PROVIDED DATA —
● ● ●
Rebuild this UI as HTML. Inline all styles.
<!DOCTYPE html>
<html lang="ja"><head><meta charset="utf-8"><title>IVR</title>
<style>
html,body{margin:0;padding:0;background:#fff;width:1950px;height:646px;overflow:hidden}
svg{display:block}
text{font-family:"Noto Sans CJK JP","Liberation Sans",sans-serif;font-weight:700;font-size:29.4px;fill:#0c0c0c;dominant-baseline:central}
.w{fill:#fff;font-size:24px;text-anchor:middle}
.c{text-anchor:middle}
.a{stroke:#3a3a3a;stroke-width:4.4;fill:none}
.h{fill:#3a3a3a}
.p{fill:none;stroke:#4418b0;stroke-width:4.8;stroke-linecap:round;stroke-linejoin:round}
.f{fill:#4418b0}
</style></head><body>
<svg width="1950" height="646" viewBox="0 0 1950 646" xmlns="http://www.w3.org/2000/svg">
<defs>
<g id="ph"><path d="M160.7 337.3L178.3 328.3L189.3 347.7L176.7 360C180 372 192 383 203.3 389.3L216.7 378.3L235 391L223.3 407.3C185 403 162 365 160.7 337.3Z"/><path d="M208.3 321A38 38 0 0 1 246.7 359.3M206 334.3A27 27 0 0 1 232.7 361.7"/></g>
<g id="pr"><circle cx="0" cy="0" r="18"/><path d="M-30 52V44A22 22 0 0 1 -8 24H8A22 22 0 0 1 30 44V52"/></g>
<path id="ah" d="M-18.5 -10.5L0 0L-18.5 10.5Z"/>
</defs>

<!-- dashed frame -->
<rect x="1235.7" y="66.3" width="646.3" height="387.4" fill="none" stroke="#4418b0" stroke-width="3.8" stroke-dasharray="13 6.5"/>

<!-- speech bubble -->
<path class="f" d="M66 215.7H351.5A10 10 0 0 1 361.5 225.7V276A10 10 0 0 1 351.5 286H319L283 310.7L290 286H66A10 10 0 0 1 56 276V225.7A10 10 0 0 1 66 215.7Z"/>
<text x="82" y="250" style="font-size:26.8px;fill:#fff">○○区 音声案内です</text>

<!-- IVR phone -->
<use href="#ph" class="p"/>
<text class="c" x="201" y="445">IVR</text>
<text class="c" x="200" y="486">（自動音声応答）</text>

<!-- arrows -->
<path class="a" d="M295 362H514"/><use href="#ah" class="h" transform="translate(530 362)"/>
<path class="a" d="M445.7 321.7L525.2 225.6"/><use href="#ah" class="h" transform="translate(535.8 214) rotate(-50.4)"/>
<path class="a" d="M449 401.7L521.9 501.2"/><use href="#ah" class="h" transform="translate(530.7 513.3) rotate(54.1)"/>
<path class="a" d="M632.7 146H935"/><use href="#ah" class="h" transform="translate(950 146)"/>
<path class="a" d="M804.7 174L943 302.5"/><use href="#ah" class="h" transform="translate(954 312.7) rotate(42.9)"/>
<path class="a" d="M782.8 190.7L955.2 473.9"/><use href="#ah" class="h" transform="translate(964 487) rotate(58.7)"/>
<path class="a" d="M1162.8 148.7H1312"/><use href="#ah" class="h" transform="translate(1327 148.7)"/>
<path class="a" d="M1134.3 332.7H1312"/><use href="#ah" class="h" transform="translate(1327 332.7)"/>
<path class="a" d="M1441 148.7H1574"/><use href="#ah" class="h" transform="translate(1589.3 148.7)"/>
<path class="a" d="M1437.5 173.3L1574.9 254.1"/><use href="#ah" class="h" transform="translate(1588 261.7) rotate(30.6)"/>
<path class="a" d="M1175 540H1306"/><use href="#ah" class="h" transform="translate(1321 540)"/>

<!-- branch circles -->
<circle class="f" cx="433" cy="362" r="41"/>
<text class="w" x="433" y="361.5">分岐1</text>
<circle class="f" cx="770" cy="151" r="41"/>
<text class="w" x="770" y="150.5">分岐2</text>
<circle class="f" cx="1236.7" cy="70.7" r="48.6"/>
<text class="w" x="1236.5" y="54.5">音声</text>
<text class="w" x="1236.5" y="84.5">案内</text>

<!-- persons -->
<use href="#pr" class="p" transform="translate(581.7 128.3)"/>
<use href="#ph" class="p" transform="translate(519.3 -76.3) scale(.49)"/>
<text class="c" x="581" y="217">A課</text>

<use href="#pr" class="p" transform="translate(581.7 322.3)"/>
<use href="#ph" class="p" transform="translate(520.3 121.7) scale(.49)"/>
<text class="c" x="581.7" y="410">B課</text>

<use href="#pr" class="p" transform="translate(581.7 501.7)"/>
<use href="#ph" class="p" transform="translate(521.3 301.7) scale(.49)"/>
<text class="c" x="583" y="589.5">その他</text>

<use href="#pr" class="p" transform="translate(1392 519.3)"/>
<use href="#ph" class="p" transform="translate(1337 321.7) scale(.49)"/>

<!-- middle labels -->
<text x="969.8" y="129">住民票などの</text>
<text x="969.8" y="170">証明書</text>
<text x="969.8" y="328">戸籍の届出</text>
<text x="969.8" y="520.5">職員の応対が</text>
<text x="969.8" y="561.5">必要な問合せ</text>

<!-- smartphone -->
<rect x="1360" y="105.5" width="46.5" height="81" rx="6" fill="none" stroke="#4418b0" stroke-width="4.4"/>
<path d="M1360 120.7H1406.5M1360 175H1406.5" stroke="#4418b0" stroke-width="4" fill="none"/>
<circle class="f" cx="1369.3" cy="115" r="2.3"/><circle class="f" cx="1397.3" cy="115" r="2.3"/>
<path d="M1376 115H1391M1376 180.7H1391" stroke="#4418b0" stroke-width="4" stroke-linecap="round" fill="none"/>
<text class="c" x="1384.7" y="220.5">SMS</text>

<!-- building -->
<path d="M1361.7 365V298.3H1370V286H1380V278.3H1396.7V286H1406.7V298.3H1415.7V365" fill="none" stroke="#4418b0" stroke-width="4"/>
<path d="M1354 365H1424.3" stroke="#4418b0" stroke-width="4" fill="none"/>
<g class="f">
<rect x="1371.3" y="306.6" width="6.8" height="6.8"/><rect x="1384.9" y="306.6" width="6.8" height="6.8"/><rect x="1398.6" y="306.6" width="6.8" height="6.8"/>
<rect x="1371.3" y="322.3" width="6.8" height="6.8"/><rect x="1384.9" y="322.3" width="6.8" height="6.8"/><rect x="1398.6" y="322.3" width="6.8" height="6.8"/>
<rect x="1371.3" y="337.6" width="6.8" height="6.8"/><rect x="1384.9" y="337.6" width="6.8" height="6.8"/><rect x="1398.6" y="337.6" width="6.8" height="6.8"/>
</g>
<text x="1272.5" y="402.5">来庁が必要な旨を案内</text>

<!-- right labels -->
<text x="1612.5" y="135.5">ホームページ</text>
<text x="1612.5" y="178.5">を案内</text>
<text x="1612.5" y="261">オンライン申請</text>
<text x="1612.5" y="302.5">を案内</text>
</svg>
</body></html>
● ● ●
Write out the data exactly as it stands.

Rebuild this UI as HTML. Inline all styles.
<!DOCTYPE html>
<html lang="ja"><head><meta charset="utf-8"><title>IVR</title>
<style>
html,body{margin:0;padding:0;background:#fff;width:1950px;height:646px;overflow:hidden}
svg{display:block}
text{font-family:"Noto Sans CJK JP","Liberation Sans",sans-serif;font-weight:700;font-size:29.4px;fill:#0c0c0c;dominant-baseline:central}
.w{fill:#fff;font-size:24px;text-anchor:middle}
.c{text-anchor:middle}
.a{stroke:#3a3a3a;stroke-width:4.4;fill:none}
.h{fill:#3a3a3a}
.p{fill:none;stroke:#4418b0;stroke-width:4.8;stroke-linecap:round;stroke-linejoin:round}
.f{fill:#4418b0}
</style></head><body>
<svg width="1950" height="646" viewBox="0 0 1950 646" xmlns="http://www.w3.org/2000/svg">
<defs>
<g id="ph"><path d="M160.7 337.3L178.3 328.3L189.3 347.7L176.7 360C180 372 192 383 203.3 389.3L216.7 378.3L235 391L223.3 407.3C185 403 162 365 160.7 337.3Z"/><path d="M208.3 321A38 38 0 0 1 246.7 359.3M206 334.3A27 27 0 0 1 232.7 361.7"/></g>
<g id="pr"><circle cx="0" cy="0" r="18"/><path d="M-30 52V44A22 22 0 0 1 -8 24H8A22 22 0 0 1 30 44V52"/></g>
<path id="ah" d="M-18.5 -10.5L0 0L-18.5 10.5Z"/>
</defs>

<!-- dashed frame -->
<rect x="1235.7" y="66.3" width="646.3" height="387.4" fill="none" stroke="#4418b0" stroke-width="3.8" stroke-dasharray="13 6.5"/>

<!-- speech bubble -->
<path class="f" d="M66 215.7H351.5A10 10 0 0 1 361.5 225.7V276A10 10 0 0 1 351.5 286H319L283 310.7L290 286H66A10 10 0 0 1 56 276V225.7A10 10 0 0 1 66 215.7Z"/>
<text x="82" y="250" style="font-size:26.8px;fill:#fff">○○区 音声案内です</text>

<!-- IVR phone -->
<use href="#ph" class="p"/>
<text class="c" x="201" y="445">IVR</text>
<text class="c" x="200" y="486">（自動音声応答）</text>

<!-- arrows -->
<path class="a" d="M295 362H514"/><use href="#ah" class="h" transform="translate(530 362)"/>
<path class="a" d="M445.7 321.7L525.2 225.6"/><use href="#ah" class="h" transform="translate(535.8 214) rotate(-50.4)"/>
<path class="a" d="M449 401.7L521.9 501.2"/><use href="#ah" class="h" transform="translate(530.7 513.3) rotate(54.1)"/>
<path class="a" d="M632.7 146H935"/><use href="#ah" class="h" transform="translate(950 146)"/>
<path class="a" d="M804.7 174L943 302.5"/><use href="#ah" class="h" transform="translate(954 312.7) rotate(42.9)"/>
<path class="a" d="M782.8 190.7L955.2 473.9"/><use href="#ah" class="h" transform="translate(964 487) rotate(58.7)"/>
<path class="a" d="M1162.8 148.7H1312"/><use href="#ah" class="h" transform="translate(1327 148.7)"/>
<path class="a" d="M1134.3 332.7H1312"/><use href="#ah" class="h" transform="translate(1327 332.7)"/>
<path class="a" d="M1441 148.7H1574"/><use href="#ah" class="h" transform="translate(1589.3 148.7)"/>
<path class="a" d="M1437.5 173.3L1574.9 254.1"/><use href="#ah" class="h" transform="translate(1588 261.7) rotate(30.6)"/>
<path class="a" d="M1175 540H1306"/><use href="#ah" class="h" transform="translate(1321 540)"/>

<!-- branch circles -->
<circle class="f" cx="433" cy="362" r="41"/>
<text class="w" x="433" y="361.5">分岐1</text>
<circle class="f" cx="770" cy="151" r="41"/>
<text class="w" x="770" y="150.5">分岐2</text>
<circle class="f" cx="1236.7" cy="70.7" r="48.6"/>
<text class="w" x="1236.5" y="54.5">音声</text>
<text class="w" x="1236.5" y="84.5">案内</text>

<!-- persons -->
<use href="#pr" class="p" transform="translate(581.7 128.3)"/>
<use href="#ph" class="p" transform="translate(519.3 -76.3) scale(.49)"/>
<text class="c" x="581" y="217">A課</text>

<use href="#pr" class="p" transform="translate(581.7 322.3)"/>
<use href="#ph" class="p" transform="translate(520.3 121.7) scale(.49)"/>
<text class="c" x="581.7" y="410">B課</text>

<use href="#pr" class="p" transform="translate(581.7 501.7)"/>
<use href="#ph" class="p" transform="translate(521.3 301.7) scale(.49)"/>
<text class="c" x="583" y="589.5">その他</text>

<use href="#pr" class="p" transform="translate(1392 519.3)"/>
<use href="#ph" class="p" transform="translate(1337 321.7) scale(.49)"/>

<!-- middle labels -->
<text x="969.8" y="129">住民票などの</text>
<text x="969.8" y="170">証明書</text>
<text x="969.8" y="328">戸籍の届出</text>
<text x="969.8" y="520.5">職員の応対が</text>
<text x="969.8" y="561.5">必要な問合せ</text>

<!-- smartphone -->
<rect x="1360" y="105.5" width="46.5" height="81" rx="6" fill="none" stroke="#4418b0" stroke-width="4.4"/>
<path d="M1360 120.7H1406.5M1360 175H1406.5" stroke="#4418b0" stroke-width="4" fill="none"/>
<circle class="f" cx="1369.3" cy="115" r="2.3"/><circle class="f" cx="1397.3" cy="115" r="2.3"/>
<path d="M1376 115H1391M1376 180.7H1391" stroke="#4418b0" stroke-width="4" stroke-linecap="round" fill="none"/>
<text class="c" x="1384.7" y="220.5">SMS</text>

<!-- building -->
<path d="M1361.7 365V298.3H1370V286H1380V278.3H1396.7V286H1406.7V298.3H1415.7V365" fill="none" stroke="#4418b0" stroke-width="4"/>
<path d="M1354 365H1424.3" stroke="#4418b0" stroke-width="4" fill="none"/>
<g class="f">
<rect x="1371.3" y="306.6" width="6.8" height="6.8"/><rect x="1384.9" y="306.6" width="6.8" height="6.8"/><rect x="1398.6" y="306.6" width="6.8" height="6.8"/>
<rect x="1371.3" y="322.3" width="6.8" height="6.8"/><rect x="1384.9" y="322.3" width="6.8" height="6.8"/><rect x="1398.6" y="322.3" width="6.8" height="6.8"/>
<rect x="1371.3" y="337.6" width="6.8" height="6.8"/><rect x="1384.9" y="337.6" width="6.8" height="6.8"/><rect x="1398.6" y="337.6" width="6.8" height="6.8"/>
</g>
<text x="1272.5" y="402.5">来庁が必要な旨を案内</text>

<!-- right labels -->
<text x="1612.5" y="135.5">ホームページ</text>
<text x="1612.5" y="178.5">を案内</text>
<text x="1612.5" y="261">オンライン申請</text>
<text x="1612.5" y="302.5">を案内</text>
</svg>
</body></html>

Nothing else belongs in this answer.